Officials shared figures that revealed education delivered at Feltham, Werrington and Wetherby averaged between 6.4 and 9.1 hours per week in the year to August 2025, a decline of up to 36 per cent since 2023.
It suggests that the average child in youth custody misses out on seven hours of education per week, or 266 hours per year based on the 38-week school year.
And it undermines claims made on the YOIs’ websites, where Werrington promises “30 hours of education per week” and Wetherby commits to 21 hours.
Feltham, described as “bleak” and “troubled” in a recent HMI Prisons inspection report, does not say how many hours it aims to provide on its website.

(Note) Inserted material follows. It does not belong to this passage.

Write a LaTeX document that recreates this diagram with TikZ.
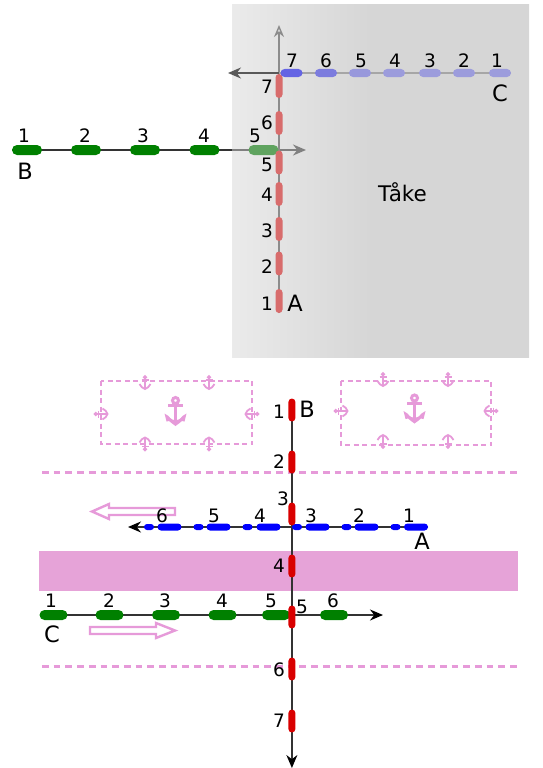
\documentclass[tikz,border=0pt]{standalone}
\usepackage{fontspec}
\setmainfont{DejaVu Sans}
\usepackage{xcolor}
\usetikzlibrary{
  arrows.meta,
  positioning,
  shapes.misc
}
\definecolor{seapink}{HTML}{E6A3D8}
\definecolor{markpink}{HTML}{E69AD9}
\definecolor{fogred}{HTML}{D86C6C}
\definecolor{foggreen}{HTML}{5FA35F}
\definecolor{shipgreen}{HTML}{008000}
\pgfdeclarehorizontalshading{fogshade}{100bp}{
  color(0bp)=(black!8); color(25bp)=(black!8); color(48bp)=(black!16); color(100bp)=(black!16)}

\begin{document}
\begin{tikzpicture}[
  x=1pt, y=-1pt,
  ship/.style={rounded rectangle, draw=none, inner sep=0pt, minimum height=10pt, minimum width=30pt},
  gship/.style={ship, fill=shipgreen},
  fship/.style={ship, fill=fogred, rotate=90, minimum width=24pt, minimum height=7pt},
  cship/.style={ship, minimum width=22pt, minimum height=8pt},
  rship/.style={ship, fill=red!85!black, rotate=90, minimum width=23pt, minimum height=7pt},
  bship/.style={ship, fill=blue, minimum width=24pt, minimum height=7pt},
  bstub/.style={ship, fill=blue, minimum width=10pt, minimum height=6pt},
  lbl/.style={font=\fontsize{18.5}{18.5}\selectfont, text=black, inner sep=0pt},
  tag/.style={font=\fontsize{22.5}{22.5}\selectfont, text=black, inner sep=0pt},
  track/.style={line width=1.6pt, draw=black!80},
  tip/.style={-{Stealth[length=13pt,width=11pt]}},
  sealine/.style={draw=markpink, line width=3pt, dash pattern=on 6.7pt off 5pt},
  boxline/.style={draw=markpink, line width=2.6pt, dash pattern=on 5pt off 3.5pt},
  hollow/.style={draw=markpink, fill=white, line width=2.4pt},
  anchorsym/.pic={
    \draw[draw=markpink, line width=3pt] (0,-10.5) circle (3);
    \draw[draw=markpink, line width=3pt] (-7.5,-5.5) -- (7.5,-5.5);
    \draw[draw=markpink, line width=3pt] (0,-7.5) -- (0,13);
    \fill[markpink] (-11,2.5) -- (-7,5) .. controls (-5,8) and (-2,9.5) .. (0,9.5)
      .. controls (2,9.5) and (5,8) .. (7,5) -- (11,2.5) -- (9,10.5) -- (6.5,10)
      .. controls (5,12) and (2,13) .. (0,15) .. controls (-2,13) and (-5,12) .. (-6.5,10)
      -- (-9,10.5) -- cycle;
  },
  smallanchor/.pic={
    \draw[draw=markpink, line width=1.4pt] (0,-5.2) circle (1.4);
    \draw[draw=markpink, line width=1.4pt] (-3.5,-2.5) -- (3.5,-2.5);
    \draw[draw=markpink, line width=1.4pt] (0,-4) -- (0,6.5);
    \draw[draw=markpink, line width=1.8pt] (-5.5,1.5) .. controls (-4.5,4.5) and (-2,5.5) .. (0,6.5)
      .. controls (2,5.5) and (4.5,4.5) .. (5.5,1.5);
  }
]
\useasboundingbox (0,0) rectangle (543,768);

% fog bank
\node[anchor=north west, minimum width=297pt, minimum height=352.5pt, inner sep=0pt,
      shading=fogshade, draw=none, outer sep=0pt] (fog) at (232,4.5) {};
\node[tag, anchor=base, font=\fontsize{21.5}{21.5}\selectfont] (fogname) at (402.5,201) {Tåke};

% tracks in the fog
\coordinate (bstart) at (12,150);
\coordinate (bfog) at (232,150);
\coordinate (bend) at (306,150);
\coordinate (astart) at (279,313);
\coordinate (aend) at (279,25);
\coordinate (cstart) at (511,73);
\coordinate (cbow) at (279,73);
\coordinate (cend) at (228,73);
\draw[track] (bstart) -- (bfog);
\draw[line width=1.4pt, draw=black!50, tip] (bfog) -- (bend);
\draw[line width=1.4pt, draw=black!45, -{Stealth[length=12pt,width=10pt,open]}] (astart) -- (aend);
\draw[line width=1.4pt, draw=black!35] (cstart) -- (cbow);
\draw[line width=1.4pt, draw=black!65, tip] (cbow) -- (cend);

% ship B, top
\foreach \n/\x/\lx in {1/27/24, 2/86/85, 3/145/143, 4/204.5/204}{
  \node[gship] (tb\n) at (\x,150) {};
  \node[lbl] (ltb\n) at (\lx,136) {\n};
}
\node[ship, fill=foggreen] (tb5) at (263.5,150) {};
\node[lbl] (ltb5) at (255,136) {5};
\node[tag] (tagb) at (25,171) {B};

% ship A, top
\foreach \n/\y/\ly in {1/301/304, 2/263.5/267, 3/229/231, 4/194/195, 5/162.5/165, 6/123/123, 7/86/87}{
  \node[fship] (ta\n) at (279,\y) {};
  \node[lbl] (lta\n) at (267,\ly) {\n};
}
\node[tag] (taga) at (295,303) {A};

% ship C, top
\foreach \n/\x/\lx/\c in {1/500/497/9C9CDC, 2/464/464/9C9CDC, 3/430/430/9C9CDC, 4/394/395/9C9CDC,
                          5/360/361/9898DC, 6/326/326/7C7CDE, 7/291.5/292/6464E4}{
  \definecolor{shipc}{HTML}{\c}
  \node[cship, fill=shipc] (tc\n) at (\x,73) {};
  \node[lbl] (ltc\n) at (\lx,61) {\n};
}
\node[tag] (tagc) at (500,93) {C};

% sea marks
\node[minimum width=479pt, minimum height=40pt, inner sep=0pt, fill=seapink, draw=none] (fairway) at (278.5,571) {};
\coordinate (ltop) at (42,472);
\coordinate (rtop) at (518,472);
\coordinate (lbot) at (42,666);
\coordinate (rbot) at (518,666);
\draw[sealine] (ltop) -- (rtop);
\draw[sealine] (lbot) -- (rbot);

% anchorage areas
\draw[boxline] (101,381) rectangle (252,444);
\draw[boxline] (341,381) rectangle (491,445);
\pic at (175.5,411) {anchorsym};
\pic at (414.5,408.5) {anchorsym};
\foreach \x/\t/\b in {145/382.5/444, 209/382.5/444, 383/379.5/441.5, 448/379.5/441.5}{
  \pic at (\x,\t) {smallanchor};
  \pic[rotate=180] at (\x,\b) {smallanchor};
}
\foreach \x/\y/\r in {101/414/90, 252/414/-90, 341/411/90, 491/411/-90}{
  \pic[rotate=\r] at (\x,\y) {smallanchor};
}

% direction arrows
\draw[hollow] (175,508) -- (109,508) -- (109,504) -- (92,511.5) -- (109,519) -- (109,515) -- (175,515) -- cycle;
\draw[hollow] (90,627) -- (156,627) -- (156,623) -- (175,630.5) -- (156,638) -- (156,634) -- (90,634) -- cycle;

% tracks in the open
\coordinate (astart2) at (428,527);
\coordinate (aend2) at (128,527);
\coordinate (cstart2) at (40,615);
\coordinate (cend2) at (383,615);
\coordinate (bstart2) at (291.9,399);
\coordinate (bend2) at (291.9,768);
\draw[track, -{Stealth[length=13pt,width=11pt,black]}] (astart2) -- (aend2);
\draw[track, -{Stealth[length=13pt,width=11pt,black]}] (cstart2) -- (cend2);
\draw[track, -{Stealth[length=13pt,width=11pt,black]}] (bstart2) -- (bend2);

% ship A, bottom
\foreach \n/\x/\sx/\lx in {1/416/395.5/409, 2/366.5/346.5/359, 3/317.5/297/311, 4/268.5/247.5/260, 5/218.5/198.5/214, 6/169.5/149/162}{
  \node[bship] (sa\n) at (\x,527) {};
  \node[bstub] (sb\n) at (\sx,527) {};
  \node[lbl] (lsa\n) at (\lx,516) {\n};
}
\node[tag] (taga2) at (422,541) {A};

% ship C, bottom
\foreach \n/\x/\lx in {1/53.5/51, 2/109.5/109, 3/166/165, 4/222.5/222, 5/276/271, 6/334/333}{
  \node[gship, minimum width=28pt] (sc\n) at (\x,615) {};
  \node[lbl] (lsc\n) at (\lx,601) {\n};
}
\node[tag] (tagc2) at (52,634) {C};

% ship B, bottom
\foreach \n/\y/\lx/\ly in {1/410/279/412, 2/462/279/462, 3/514/283/499, 4/566/279/566, 5/617/302/607, 6/669/279/670, 7/721/279/721}{
  \node[rship] (sv\n) at (291.9,\y) {};
  \node[lbl] (lsv\n) at (\lx,\ly) {\n};
}
\node[tag] (tagb2) at (307,409) {B};

\end{tikzpicture}
\end{document}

Education is provided by Shaw Trust at Feltham, PeoplePlus at Werrington, and LTE Group, trading as Novus, at Wetherby. The contracts are each worth between £2 million and £3.8 million per year.
None of the education providers commented when contacted by FE Week.
A spokesperson for the Youth Custody Service, part of the Ministry of Justice, said an “improvement plan” had been launched to increase levels of education, but was unable to provide further details.
They added: “Many children entering custody have already been excluded from mainstream education and arrive with complex needs.
“The overall number of children in custody has reduced and those that remain often require support before they re-enter formal education, to ensure they are ready to engage and learn.”
Better in Wales
The only UK YOI to deliver more than the minimum 15 hours was Parc, in Bridgend, South Wales.
It delivered an average of 21.4 hours per week through provider Novus Gower, a joint venture between LTE Group and Gower College Swansea.
Parc housed only 26 children at its most recent inspection.
Privatised Oakhill Secure Training Centre (STC) in Milton Keynes, which cares for up to 80 children aged 12 to 17 who are too vulnerable for a YOI, delivered an average of 22.4 hours per week, missing its 25-hour contracted target.
The STC’s contractor G4S said refusals to attend, ill health and court appearances had pulled its average down.
Oakhill STC is currently subject to a major safeguarding review over concerns about safety and staff conduct raised earlier this year.
An Ofsted monitoring visit of the centre in October found staffing levels in education remained “too low”, resulting in a less “varied and interesting” curriculum and unmet needs for children with special needs.
Outsourcing model criticised
Both the Prison Governors’ Association (PGA) and Prison Officers Association (POA), a union representing rank-and-file officers, criticised the MoJ’s outsourced model of education provision.
A PGA spokesperson said prison bosses had “limited influence” over third-party contracts, making it “difficult to address performance issues quickly”.
Providers also “struggle to attract and retain” skilled and motivated staff, who have to work with “disengaged and resistant” children who have sometimes been convicted of violent or disruptive offences.
Mark Fairhurst, POA national chairman, said the education data was “no surprise” since staff were “battling gang violence, threats and assaults”.
He added: “If we want a prison education system that delivers, the government must commit to building smaller self-contained units for young offenders and abandon the failed privatised education model by bringing education provision back in-house.
“Expecting teachers to educate young criminals whilst they continually try to kill each other explains why education provision is so erratic and unpredictable.”